A new coamorphous ethionamide with enhanced solubility: Preparation, characterization, in silico pharmacokinetics, and controlled release by encapsulation.

This study reports the synthesis and the experimental-theoretical characterization of a new coamorphous system consisting of ethionamide (ETH) and mandelic acid (MND) as a coformer. The solid dispersion was synthesized using the slow solvent evaporation method in an ethanolic medium. The structural, vibrational, and thermal properties of the system were characterized. Density functional theory (DFT) calculations were performed to analyze the interactions between ETH and MND in the heterodimer. These results contributed to the suitable assignment of infrared (IR) vibrational modes, to determine the chemical reactivity descriptors and the electronic indices of each component of the molecule.
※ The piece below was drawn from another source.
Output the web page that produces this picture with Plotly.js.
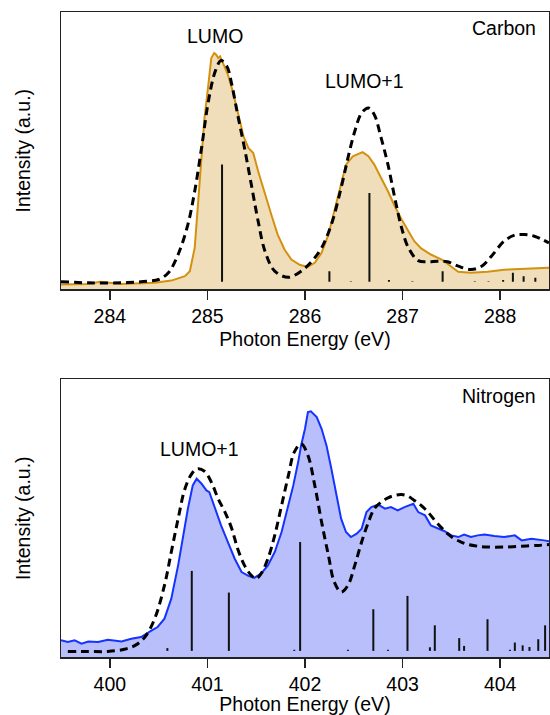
<!DOCTYPE html>
<html>
<head>
<meta charset="utf-8">
<script src="https://cdn.plot.ly/plotly-3.0.1.min.js"></script>
<style>
  html, body { margin: 0; padding: 0; background: #ffffff; }
  #chart { width: 550px; height: 715px; }
</style>
</head>
<body>
<div id="chart"></div>
<script>
// ---------- Carbon K-edge ----------
const carbonExpX = [283.50,283.78,283.90,284.12,284.46,284.63,284.77,284.82,284.87,284.90,284.94,284.97,285.01,285.04,285.07,285.09,285.11,285.13,285.16,285.21,285.26,285.31,285.37,285.42,285.47,285.52,285.59,285.66,285.72,285.79,285.86,285.95,286.03,286.10,286.17,286.24,286.30,286.37,286.42,286.49,286.56,286.59,286.65,286.71,286.78,286.85,286.92,286.99,287.06,287.12,287.19,287.29,287.40,287.50,287.57,287.70,287.87,288.04,288.22,288.35,288.50];
const carbonExpY = [1.8,2.0,2.8,2.0,2.4,3.2,4.8,6.6,15.0,29.4,47.4,61.8,73.8,83.4,85.2,84.6,83.4,84.0,81.6,77.4,71.4,64.2,55.2,51.0,49.2,42.6,34.2,26.4,19.8,14.4,10.8,8.8,8.2,9.6,13.2,19.8,28.2,37.8,45.0,48.0,49.2,49.5,48.0,45.0,40.2,35.4,30.0,25.2,21.0,17.4,14.8,12.6,10.8,8.4,6.4,6.0,6.4,7.1,7.4,7.8,7.8];

const carbonThX = [283.50,283.78,284.12,284.39,284.50,284.60,284.70,284.80,284.87,284.94,285.01,285.08,285.14,285.20,285.25,285.31,285.38,285.45,285.52,285.59,285.69,285.83,285.96,286.07,286.17,286.27,286.37,286.44,286.51,286.58,286.65,286.71,286.78,286.85,286.92,286.99,287.06,287.16,287.26,287.36,287.46,287.57,287.70,287.81,287.91,288.04,288.15,288.25,288.35,288.50];
const carbonThY = [2.8,2.4,2.4,3.0,3.6,6.0,12.6,23.4,35.4,51.0,67.8,78.6,82.5,80.4,73.8,63.0,51.0,37.8,24.6,13.8,6.6,4.4,6.6,10.2,15.0,23.4,36.6,47.4,57.0,63.6,65.4,63.0,54.6,45.0,33.0,22.2,15.0,10.4,10.0,10.2,10.0,8.4,7.2,8.4,12.0,17.4,19.6,19.8,19.2,16.8];

const carbonStickX = [285.15,286.25,286.47,286.66,286.86,287.10,287.41,287.74,287.88,288.03,288.13,288.24,288.36];
const carbonStickH = [45.0,6.6,3.0,34.8,3.4,3.0,6.6,3.0,3.0,3.4,6.0,4.8,4.2];
const carbonStickBase = 2.8;

// ---------- Nitrogen K-edge ----------
const nitroExpX = [399.50,399.57,399.64,399.71,399.78,399.88,399.98,400.12,400.22,400.32,400.43,400.49,400.56,400.63,400.70,400.75,400.80,400.85,400.89,400.94,400.99,401.02,401.08,401.14,401.21,401.28,401.35,401.42,401.48,401.55,401.62,401.69,401.76,401.83,401.88,401.93,401.96,402.00,402.03,402.06,402.12,402.17,402.22,402.27,402.32,402.37,402.42,402.47,402.53,402.58,402.63,402.68,402.75,402.82,402.88,402.95,403.02,403.11,403.16,403.23,403.29,403.36,403.43,403.50,403.57,403.63,403.70,403.77,403.84,403.94,404.04,404.15,404.22,404.32,404.39,404.45,404.50];
const nitroExpY = [6.0,5.4,6.0,4.8,5.6,5.4,6.2,5.6,6.6,7.2,9.6,10.8,13.8,21.0,33.0,43.8,53.4,61.8,64.2,62.4,60.0,59.4,53.4,47.4,41.4,35.4,30.6,29.2,28.5,30.0,33.0,37.8,45.0,54.6,61.8,70.2,76.2,82.2,88.2,88.5,86.4,82.2,76.2,67.8,58.2,49.8,45.0,43.2,44.4,46.2,52.2,54.0,54.9,53.4,54.0,52.8,54.0,55.2,52.2,51.0,47.4,46.2,45.3,43.8,43.2,44.1,43.2,43.8,44.1,43.6,43.2,43.8,42.0,42.6,42.4,42.0,41.7];

const nitroThX = [399.57,399.78,399.98,400.15,400.26,400.36,400.46,400.56,400.63,400.70,400.77,400.84,400.90,400.97,401.04,401.11,401.18,401.25,401.31,401.38,401.45,401.50,401.55,401.62,401.69,401.76,401.83,401.89,401.96,402.03,402.10,402.17,402.24,402.30,402.37,402.44,402.51,402.58,402.65,402.71,402.78,402.85,402.92,402.99,403.05,403.12,403.19,403.26,403.33,403.40,403.46,403.53,403.60,403.67,403.77,403.87,404.04,404.22,404.39,404.50];
const nitroThY = [2.0,2.0,2.0,2.8,4.2,7.2,13.8,25.8,37.8,49.8,60.6,66.0,67.8,66.9,63.0,57.0,52.2,46.2,39.0,33.0,29.4,28.2,30.0,35.4,43.8,54.6,65.4,73.8,76.8,72.6,61.8,48.6,36.6,27.0,23.4,25.8,33.0,41.4,48.6,53.4,55.8,57.3,58.2,58.5,58.0,56.4,54.6,52.2,49.2,46.5,44.4,42.6,41.4,40.5,39.9,39.6,39.6,39.9,40.2,40.5];

const nitroStickX = [400.59,400.84,401.22,401.89,401.95,402.44,402.70,402.85,403.05,403.28,403.33,403.58,403.63,403.87,404.10,404.15,404.23,404.30,404.39,404.46];
const nitroStickH = [3.2,31.0,23.2,2.6,41.4,2.6,17.2,2.6,22.0,3.5,11.4,6.8,4.0,13.6,2.6,5.2,4.2,3.6,6.4,11.4];
const nitroStickBase = 2.2;

const tickValsC = [284, 285, 286, 287, 288];
const tickValsN = [400, 401, 402, 403, 404];

// ---------- styling ----------
const FONT = 'Liberation Sans, Arial, Helvetica, sans-serif';
const FS = 19.5;
const orangeLine = '#d4910f';
const orangeFill = 'rgba(240,222,186,1)';
const blueLine = '#1533ff';
const blueFill = 'rgba(184,191,250,1)';

function stickSegments(xs, hs, base) {
  const X = [], Y = [];
  xs.forEach((x, i) => { X.push(x, x, null); Y.push(base, hs[i], null); });
  return { X, Y };
}
const cS = stickSegments(carbonStickX, carbonStickH, carbonStickBase);
const nS = stickSegments(nitroStickX, nitroStickH, nitroStickBase);

const traces = [
  { x: carbonExpX, y: carbonExpY, type: 'scatter', mode: 'lines', fill: 'tozeroy',
    fillcolor: orangeFill, line: { color: orangeLine, width: 2 }, xaxis: 'x', yaxis: 'y', name: 'C exp' },
  { x: cS.X, y: cS.Y, type: 'scatter', mode: 'lines', connectgaps: false,
    line: { color: '#111', width: 2 }, xaxis: 'x', yaxis: 'y', name: 'C sticks' },
  { x: carbonThX, y: carbonThY, type: 'scatter', mode: 'lines', line: { color: '#000', width: 3, dash: '8px,5px', shape: 'spline' },
    xaxis: 'x', yaxis: 'y', name: 'C theory' },
  { x: nitroExpX, y: nitroExpY, type: 'scatter', mode: 'lines', fill: 'tozeroy',
    fillcolor: blueFill, line: { color: blueLine, width: 2 }, xaxis: 'x2', yaxis: 'y2', name: 'N exp' },
  { x: nS.X, y: nS.Y, type: 'scatter', mode: 'lines', connectgaps: false,
    line: { color: '#111', width: 2 }, xaxis: 'x2', yaxis: 'y2', name: 'N sticks' },
  { x: nitroThX, y: nitroThY, type: 'scatter', mode: 'lines', line: { color: '#000', width: 3, dash: '8px,5px', shape: 'spline' },
    xaxis: 'x2', yaxis: 'y2', name: 'N theory' }
];

const xAxisBase = {
  showline: true, mirror: true, linecolor: '#222', linewidth: 1.5,
  ticks: 'outside', ticklen: 9, tickwidth: 1.5, tickcolor: '#222',
  showgrid: false, zeroline: false,
  tickfont: { family: FONT, size: FS, color: '#000' },
  automargin: false
};
const yAxisBase = {
  showline: true, mirror: true, linecolor: '#222', linewidth: 1.5,
  ticks: '', showticklabels: false, showgrid: false, zeroline: false,
  range: [0, 100], fixedrange: true, automargin: false
};

const layout = {
  width: 550, height: 715,
  margin: { l: 61, r: 1, t: 12, b: 58 },
  paper_bgcolor: '#ffffff', plot_bgcolor: '#ffffff',
  showlegend: false,
  font: { family: FONT, size: FS, color: '#000' },
  xaxis: Object.assign({}, xAxisBase, {
    range: [283.5, 288.5], tickvals: tickValsC, anchor: 'y',
    title: { text: 'Photon Energy (eV)', font: { family: FONT, size: FS, color: '#000' }, standoff: 6 }
  }),
  yaxis: Object.assign({}, yAxisBase, {
    domain: [0.5698, 1], anchor: 'x',
    title: { text: 'Intensity (a.u.)', font: { family: FONT, size: FS, color: '#000' }, standoff: 23 }
  }),
  xaxis2: Object.assign({}, xAxisBase, {
    range: [399.5, 404.5], tickvals: tickValsN, anchor: 'y2',
    title: { text: 'Photon Energy (eV)', font: { family: FONT, size: FS, color: '#000' }, standoff: 2 }
  }),
  yaxis2: Object.assign({}, yAxisBase, {
    domain: [0, 0.4305], anchor: 'x2',
    title: { text: 'Intensity (a.u.)', font: { family: FONT, size: FS, color: '#000' }, standoff: 23 }
  }),
  annotations: [
    { text: 'LUMO', x: 285.08, y: 91.4, xref: 'x', yref: 'y', showarrow: false, xanchor: 'center', yanchor: 'middle', font: { family: FONT, size: FS, color: '#000' } },
    { text: 'LUMO+1', x: 286.61, y: 75.3, xref: 'x', yref: 'y', showarrow: false, xanchor: 'center', yanchor: 'middle', font: { family: FONT, size: FS, color: '#000' } },
    { text: 'Carbon', x: 288.39, y: 94.2, xref: 'x', yref: 'y', showarrow: false, xanchor: 'right', yanchor: 'middle', font: { family: FONT, size: FS, color: '#000' } },
    { text: 'LUMO+1', x: 400.915, y: 75.0, xref: 'x2', yref: 'y2', showarrow: false, xanchor: 'center', yanchor: 'middle', font: { family: FONT, size: FS, color: '#000' } },
    { text: 'Nitrogen', x: 404.39, y: 94.0, xref: 'x2', yref: 'y2', showarrow: false, xanchor: 'right', yanchor: 'middle', font: { family: FONT, size: FS, color: '#000' } }
  ]
};

Plotly.newPlot('chart', traces, layout, { staticPlot: true, displayModeBar: false });
</script>
</body>
</html>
Additionally, Hirshfeld surfaces analysis and calculations of absorption, distribution, metabolism, and excretion (ADME) parameters were performed to examine intermolecular interactions and predict the in silico pharmacokinetic profile of the ETH-MND compound and its forming molecules. Powder X-ray diffraction data confirmed the formation of a coamorphous binary system in the 1:2 and 1:3 ETH and MND ratios. Furthermore, the ETH-MND (1:3) solid dispersion remained amorphous for up to 150 days when stored at 38 °C and 75 % relative humidity. DFT calculations, conducted both in vacuum and in ethanol, indicated that the formation of the coamorphous system is driven by hydrogen bonding between the NH groups of ETH and the C=O group of MND. Thermodynamic analysis showed that intermolecular interactions are favored in the gas phase, with Gibbs free energy of -3.20 kcal/mol. The IR spectra showed a correlation between experimental and calculated data. Thermal analyses revealed glass transition temperatures of 59 °C (1:2 ratio) and 61 °C (1:3 ratio), indicating thermal stability of the coamorphous materials. Additionally, dissolution tests showed a 3.58-fold increase in the solubility of ETH compared to its crystalline form. The encapsulation of ETH-MND coamorphous systems in sodium alginate spheres via polyelectrolyte complexation was also investigated, demonstrating significant controlled drug release over 480 min.